● **Directions for this task**
Emit a verbatim copy of the lines below from the line with "Clone this chart" through the line with "const policyYear = 2001;", excluding pictures and everything outside that range.

═══ Records

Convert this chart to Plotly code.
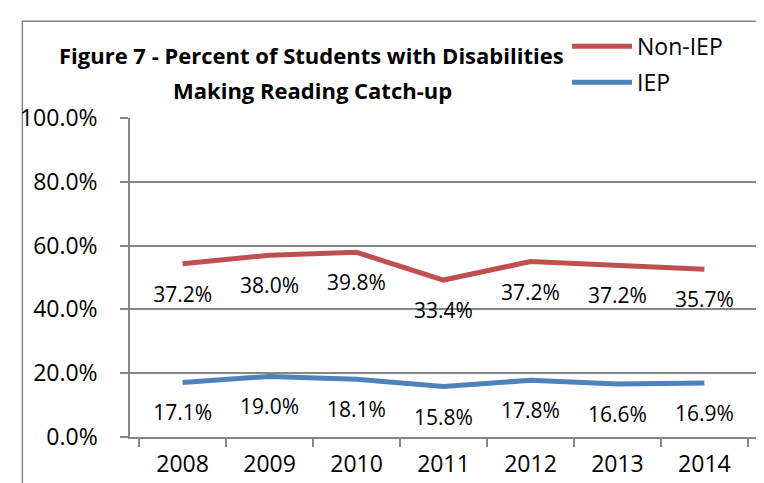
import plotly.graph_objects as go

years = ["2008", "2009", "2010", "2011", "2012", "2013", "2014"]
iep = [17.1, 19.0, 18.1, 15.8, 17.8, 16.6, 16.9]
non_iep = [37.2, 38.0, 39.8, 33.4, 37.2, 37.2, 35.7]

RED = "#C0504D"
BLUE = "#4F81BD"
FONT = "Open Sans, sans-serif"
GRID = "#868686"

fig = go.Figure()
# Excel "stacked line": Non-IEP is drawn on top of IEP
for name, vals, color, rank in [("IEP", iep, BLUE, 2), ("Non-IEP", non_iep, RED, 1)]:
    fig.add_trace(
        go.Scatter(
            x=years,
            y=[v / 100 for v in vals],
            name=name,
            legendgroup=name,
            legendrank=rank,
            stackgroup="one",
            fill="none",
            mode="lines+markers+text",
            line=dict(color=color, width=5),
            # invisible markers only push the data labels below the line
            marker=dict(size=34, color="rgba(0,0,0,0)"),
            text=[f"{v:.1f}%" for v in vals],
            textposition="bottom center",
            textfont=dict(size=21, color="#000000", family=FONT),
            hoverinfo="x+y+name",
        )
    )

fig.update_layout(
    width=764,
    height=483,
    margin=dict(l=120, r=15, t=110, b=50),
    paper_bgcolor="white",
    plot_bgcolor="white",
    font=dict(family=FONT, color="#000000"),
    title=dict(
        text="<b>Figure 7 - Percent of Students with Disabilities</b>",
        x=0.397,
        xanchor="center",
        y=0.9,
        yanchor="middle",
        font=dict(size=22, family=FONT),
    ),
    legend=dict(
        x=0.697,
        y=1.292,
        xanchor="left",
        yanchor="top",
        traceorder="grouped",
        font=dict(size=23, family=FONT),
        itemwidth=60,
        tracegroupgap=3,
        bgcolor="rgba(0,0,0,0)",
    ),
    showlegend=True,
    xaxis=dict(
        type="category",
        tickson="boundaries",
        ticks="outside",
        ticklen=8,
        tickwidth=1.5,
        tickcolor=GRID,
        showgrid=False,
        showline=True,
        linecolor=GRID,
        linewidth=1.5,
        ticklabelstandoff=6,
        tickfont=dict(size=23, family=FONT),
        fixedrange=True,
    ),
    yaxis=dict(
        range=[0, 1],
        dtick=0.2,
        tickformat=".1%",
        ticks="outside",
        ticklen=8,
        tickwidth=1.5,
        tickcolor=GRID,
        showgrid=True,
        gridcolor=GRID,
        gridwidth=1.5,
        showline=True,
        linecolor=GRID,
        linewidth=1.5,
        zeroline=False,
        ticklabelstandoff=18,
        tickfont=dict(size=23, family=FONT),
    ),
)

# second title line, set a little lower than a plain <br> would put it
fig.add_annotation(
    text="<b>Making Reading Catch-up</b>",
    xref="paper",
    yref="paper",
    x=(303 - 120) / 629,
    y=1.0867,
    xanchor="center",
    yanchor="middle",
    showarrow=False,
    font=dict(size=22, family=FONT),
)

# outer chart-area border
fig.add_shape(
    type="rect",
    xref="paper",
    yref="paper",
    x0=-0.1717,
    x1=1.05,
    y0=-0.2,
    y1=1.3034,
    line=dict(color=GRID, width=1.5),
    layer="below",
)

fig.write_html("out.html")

══════
═══ Records

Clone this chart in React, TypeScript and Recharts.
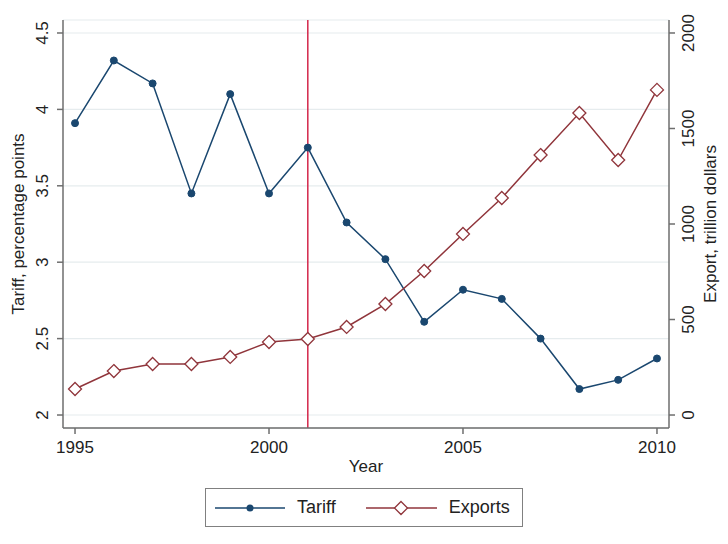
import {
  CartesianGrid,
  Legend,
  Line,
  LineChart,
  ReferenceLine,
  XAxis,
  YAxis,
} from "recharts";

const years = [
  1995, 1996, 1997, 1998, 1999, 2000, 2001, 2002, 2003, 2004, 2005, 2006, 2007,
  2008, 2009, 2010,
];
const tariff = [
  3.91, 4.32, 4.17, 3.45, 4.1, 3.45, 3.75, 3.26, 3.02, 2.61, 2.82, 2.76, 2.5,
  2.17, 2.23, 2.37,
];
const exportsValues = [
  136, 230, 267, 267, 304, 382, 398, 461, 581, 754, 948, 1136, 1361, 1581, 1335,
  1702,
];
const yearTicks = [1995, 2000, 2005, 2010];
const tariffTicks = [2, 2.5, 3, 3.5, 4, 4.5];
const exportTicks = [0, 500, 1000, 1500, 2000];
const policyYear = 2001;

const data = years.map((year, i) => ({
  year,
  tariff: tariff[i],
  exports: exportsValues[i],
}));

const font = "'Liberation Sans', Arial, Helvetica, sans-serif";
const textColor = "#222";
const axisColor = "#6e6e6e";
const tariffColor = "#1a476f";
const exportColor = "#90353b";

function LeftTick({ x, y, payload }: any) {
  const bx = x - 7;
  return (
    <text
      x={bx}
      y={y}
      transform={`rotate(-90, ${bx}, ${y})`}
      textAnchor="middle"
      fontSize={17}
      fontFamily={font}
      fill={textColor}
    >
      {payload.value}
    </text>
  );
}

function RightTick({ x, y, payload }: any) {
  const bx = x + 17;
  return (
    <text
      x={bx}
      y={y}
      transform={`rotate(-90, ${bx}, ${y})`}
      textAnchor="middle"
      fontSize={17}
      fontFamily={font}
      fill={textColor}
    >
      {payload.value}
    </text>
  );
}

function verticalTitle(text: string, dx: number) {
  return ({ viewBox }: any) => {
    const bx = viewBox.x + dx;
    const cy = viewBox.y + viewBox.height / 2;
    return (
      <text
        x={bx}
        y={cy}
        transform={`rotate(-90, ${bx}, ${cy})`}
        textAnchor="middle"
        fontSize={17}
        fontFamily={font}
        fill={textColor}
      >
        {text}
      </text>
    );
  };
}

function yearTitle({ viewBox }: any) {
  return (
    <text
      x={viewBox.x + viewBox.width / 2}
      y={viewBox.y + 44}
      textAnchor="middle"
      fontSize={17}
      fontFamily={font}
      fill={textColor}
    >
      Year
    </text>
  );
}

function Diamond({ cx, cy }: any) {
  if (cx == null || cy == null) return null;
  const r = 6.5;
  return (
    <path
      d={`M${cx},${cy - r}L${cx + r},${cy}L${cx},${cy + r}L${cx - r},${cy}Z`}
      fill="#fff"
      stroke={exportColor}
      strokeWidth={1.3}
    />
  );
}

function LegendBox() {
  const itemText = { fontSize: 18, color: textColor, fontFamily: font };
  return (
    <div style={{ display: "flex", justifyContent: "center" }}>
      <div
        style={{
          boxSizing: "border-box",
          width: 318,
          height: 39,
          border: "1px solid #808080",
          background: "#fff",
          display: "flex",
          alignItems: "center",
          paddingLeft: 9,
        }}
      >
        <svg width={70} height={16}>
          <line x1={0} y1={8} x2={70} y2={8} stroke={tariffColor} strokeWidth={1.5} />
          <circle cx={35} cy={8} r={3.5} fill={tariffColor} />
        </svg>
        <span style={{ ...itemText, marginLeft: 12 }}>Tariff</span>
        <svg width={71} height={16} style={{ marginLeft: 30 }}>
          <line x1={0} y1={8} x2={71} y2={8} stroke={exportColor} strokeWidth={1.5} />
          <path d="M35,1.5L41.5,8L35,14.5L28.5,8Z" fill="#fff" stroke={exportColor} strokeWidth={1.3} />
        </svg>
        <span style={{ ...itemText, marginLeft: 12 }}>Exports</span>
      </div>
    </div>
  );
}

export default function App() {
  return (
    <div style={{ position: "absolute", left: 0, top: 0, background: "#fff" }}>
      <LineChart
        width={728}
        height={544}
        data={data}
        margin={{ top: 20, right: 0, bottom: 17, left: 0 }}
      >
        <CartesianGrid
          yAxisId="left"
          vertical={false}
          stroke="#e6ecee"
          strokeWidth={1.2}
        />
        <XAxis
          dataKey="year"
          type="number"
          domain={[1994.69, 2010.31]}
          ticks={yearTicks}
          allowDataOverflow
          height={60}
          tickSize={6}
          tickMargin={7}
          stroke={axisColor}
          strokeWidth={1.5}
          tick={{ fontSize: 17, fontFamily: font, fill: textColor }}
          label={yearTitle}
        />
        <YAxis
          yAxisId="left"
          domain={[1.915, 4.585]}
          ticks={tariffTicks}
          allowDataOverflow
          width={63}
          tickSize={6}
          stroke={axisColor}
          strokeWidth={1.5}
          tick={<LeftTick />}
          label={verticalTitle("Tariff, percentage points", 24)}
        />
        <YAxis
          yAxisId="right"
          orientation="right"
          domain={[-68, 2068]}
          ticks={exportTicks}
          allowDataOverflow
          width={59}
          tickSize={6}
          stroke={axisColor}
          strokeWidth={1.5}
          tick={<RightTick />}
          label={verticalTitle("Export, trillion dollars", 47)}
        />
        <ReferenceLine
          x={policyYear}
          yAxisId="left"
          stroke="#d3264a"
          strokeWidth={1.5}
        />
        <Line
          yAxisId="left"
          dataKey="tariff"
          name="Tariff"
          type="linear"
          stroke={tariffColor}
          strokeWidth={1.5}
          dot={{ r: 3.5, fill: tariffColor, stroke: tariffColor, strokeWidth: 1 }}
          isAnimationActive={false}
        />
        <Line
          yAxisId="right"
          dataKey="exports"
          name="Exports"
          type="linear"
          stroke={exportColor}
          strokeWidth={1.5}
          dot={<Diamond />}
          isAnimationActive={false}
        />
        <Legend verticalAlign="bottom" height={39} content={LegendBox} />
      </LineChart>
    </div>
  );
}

══════

● **Exercise answer**
Clone this chart in React, TypeScript and Recharts.
import {
  CartesianGrid,
  Legend,
  Line,
  LineChart,
  ReferenceLine,
  XAxis,
  YAxis,
} from "recharts";

const years = [
  1995, 1996, 1997, 1998, 1999, 2000, 2001, 2002, 2003, 2004, 2005, 2006, 2007,
  2008, 2009, 2010,
];
const tariff = [
  3.91, 4.32, 4.17, 3.45, 4.1, 3.45, 3.75, 3.26, 3.02, 2.61, 2.82, 2.76, 2.5,
  2.17, 2.23, 2.37,
];
const exportsValues = [
  136, 230, 267, 267, 304, 382, 398, 461, 581, 754, 948, 1136, 1361, 1581, 1335,
  1702,
];
const yearTicks = [1995, 2000, 2005, 2010];
const tariffTicks = [2, 2.5, 3, 3.5, 4, 4.5];
const exportTicks = [0, 500, 1000, 1500, 2000];
const policyYear = 2001;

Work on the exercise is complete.